COURTESY OF PARMINDER DHANI
Lord Prior of Brampton, a former health minister and former chairman of NHS England, is convinced the test could have a significant impact. “It could be a big thing for the NHS,” said Prior, who chairs the Origin Science advisory committee. “It could make a massive difference both to patient outcomes and to the cost of diagnostics.”
Bowel cancer is frequently picked up too late. Deborah James, the cancer blogger who became famous as “BowelBabe”, died in 2022 aged 40, five and a half years after being diagnosed with stage-three bowel cancer. She went to the GP several times with symptoms but waited so long for a colonoscopy that she paid to have one privately. Bowel cancer referrals in England have risen from 360,000 to a peak of 419,000 a week since James died.

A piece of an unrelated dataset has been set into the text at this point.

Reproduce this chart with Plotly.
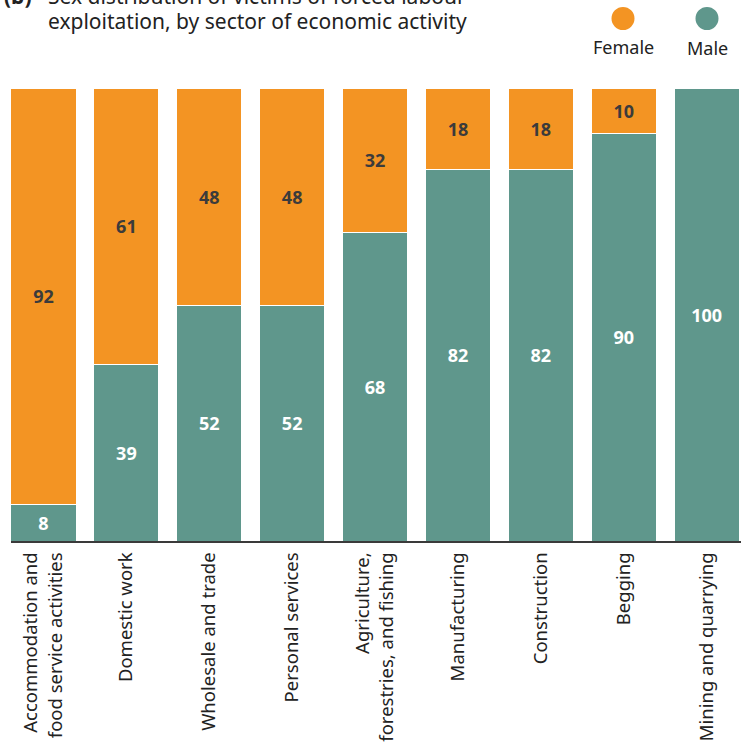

Jo Williams, group chief executive of Shrewsbury and Telford Hospital NHS Trust, where 2,000 patients have had the test, said: “This new test could revolutionise the entire colon cancer diagnostic pathway and have a huge impact on our patients. It will make it a more comfortable experience for patients, particularly for those who find tests and a healthcare setting a stressful experience. If successful, the test could lead to a reduction in the number of patients requiring a colonoscopy and cancer could be diagnosed at an earlier stage.”
Hugo Lywood, chief executive of Origin Sciences, said in future the company’s device could be used to test for several cancers at once. It could also be used to vastly improve the bowel cancer screening programme, in which everyone aged 50 to 74 is offered an at home test every two years assessing blood in the stool. “The screening programme only picks up 10 per cent of all cases of colorectal cancer in the UK,” said Lywood. The remainder are picked up when symptoms arise, typically once the disease has advanced.
Lywood attributed this to the low sensitivity of the faecal screening test sent through the post, which is set low so the NHS is not overwhelmed by demand for colonoscopies. If Oricol were used as an interim test, to confirm the faecal test findings but before colonoscopy, the sensitivity of the initial test could be raised. “We think we could shift that 10 per cent of cases found through screening to 60 per cent,” Lywood said.
And because his test is good at picking up polyps or advanced adenomas, an early sign that cancer could be on the way, it could trigger early treatment. Lywood said: “In that case it becomes a cancer prevention tool.”